Prominent U.S. economists such as Lawrence Summers, President Obama's chair of the National Economic Council, have tried to rationalize Asia's economic success by saying it was due to "good execution of the Washington Consensus," writes Prestowitz. They have even labeled the Korean government's interventionist economic policies that created huge and thriving industries as being a "failure." But one of Korea's leading economists, Ha-Joon Chang, a professor at Cambridge University, says "nothing could be further from the truth." The Asians have pursued aggressive industrial and trade policies involving subsidized export loans, access to cheap capital and barriers to imports and foreign investment. U.S. economists that have discounted these policies, which have led to Asia's dominant economic strength, "don't have a clue about Asia and its success," according to Prestowitz's quoting of Chang.
Prestowitz skewers others: President Clinton's top economic advisors Robert Rubin and Laura Tyson (who is now being considered as a replacement for Christina Romer, Obama's Chair of his Council of Economic Advisors); the McKinsey Global Institute, whose main proponent of outsourcing (Diana Farrell) is now a Deputy Director of Obama's National Economic Council; Greg Mankiw, President Bush's chair of the Council of Economic Advisors; and other implacable economic ideologues who have steadfastly held the grip of political power.
Prestowitz enlivens the book by weaving personal experiences into the narrative. He describes the relationships he had with some of America's most important industrialists in the 1980s, and how they helped create his company (the Economic Strategy Institute) and other organizations such as the Council on Competitiveness. (Even that group has been corrupted by members who were "mostly believers in the win-win free trade doctrine," he writes.)
He makes the important point that the reason the competitiveness issue dissipated in the 1990s was because "many of the companies making the fuss (Cincinnati Milacron, Zenith, Perkin Elmer (etcetera) had gone out of business.
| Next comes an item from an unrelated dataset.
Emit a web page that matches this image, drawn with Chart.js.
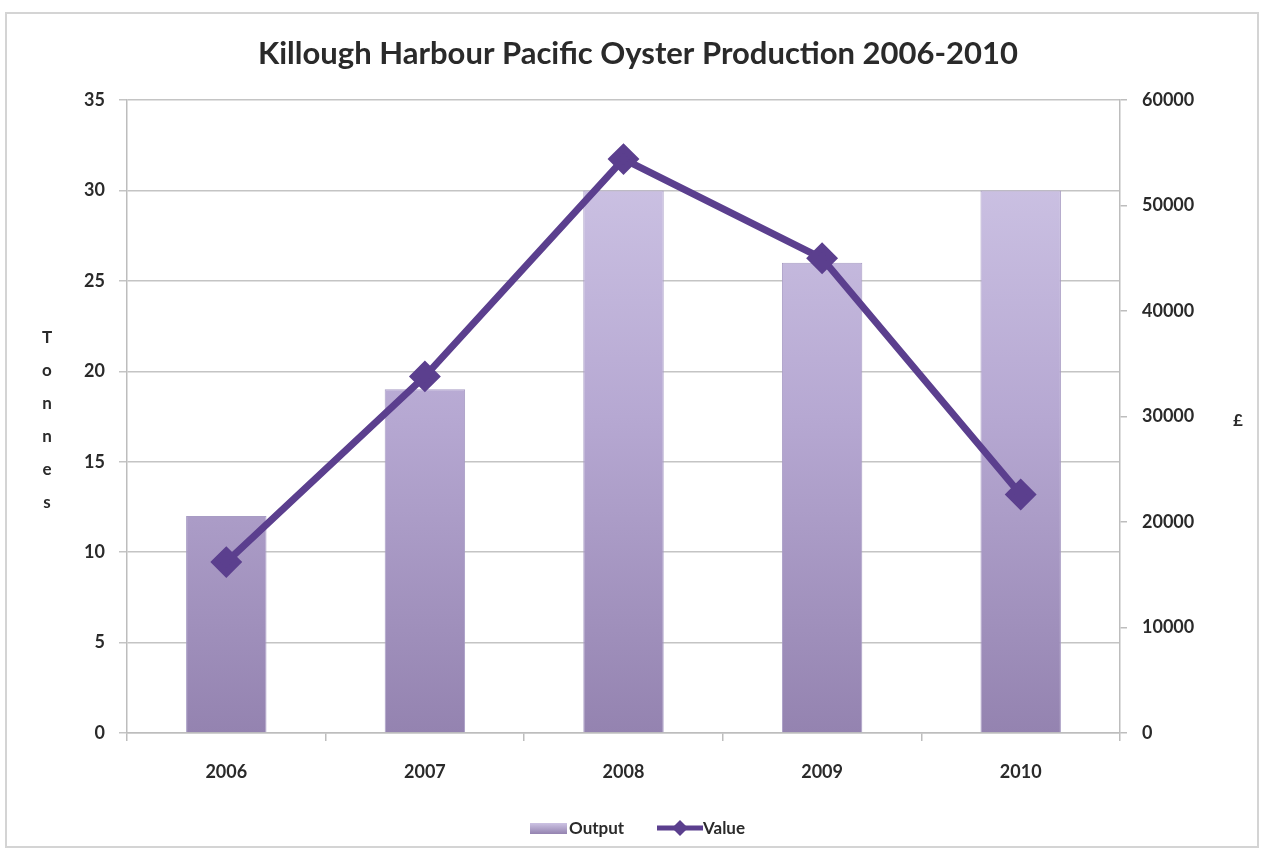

There was no one left to make a fuss."
He tells the story of Motorola king Bob Galvin having "a heart-to-heart talk" with President Reagan's Commerce Secretary Mac Baldrige. "Galvin wanted the United States to adopt an economic strategy to improve America's prospects, but Baldrige, frustrated with the Reagan administration, could not help him. Baldrige . . . responded by saying frankly that an effective administration strategy was unlikely. 'I understand,' he said, 'that you have to do what you have to do.' With that, Galvin was off to Asia, and especially to China."
Providing a clear elucidation of an observation made by William Baumol and Ralph Gomory in the 2001 book Global Trade and Conflicting National Interest, Prestowitz describes how CEOs of U.S.-headquartered multinational companies no longer act in the interest of the country. Yet they continue to hold prominence at the policy table, directly advising President Obama and his team about what they see as the folly of "Buy American" provisions in federal government spending bills. "As I write, the U.S. Commerce Department and the Office of the U.S. Trade Representative have batteries of industry advisory groups that are supposed to counsel them on what would be good for the United States to get or to avoid giving up in international negotiations like those for the U.S.-Korea Free Trade Agreement and the Doha Round of WTO negotiations," Prestowitz writes. "Most of the members of these advisory groups represent companies that have large interests in China."
The Obama economic team shows few signs of knowing how to address the current recession. With the departure of White House economist Christina Romer, Obama would do well to give Prestowitz a call.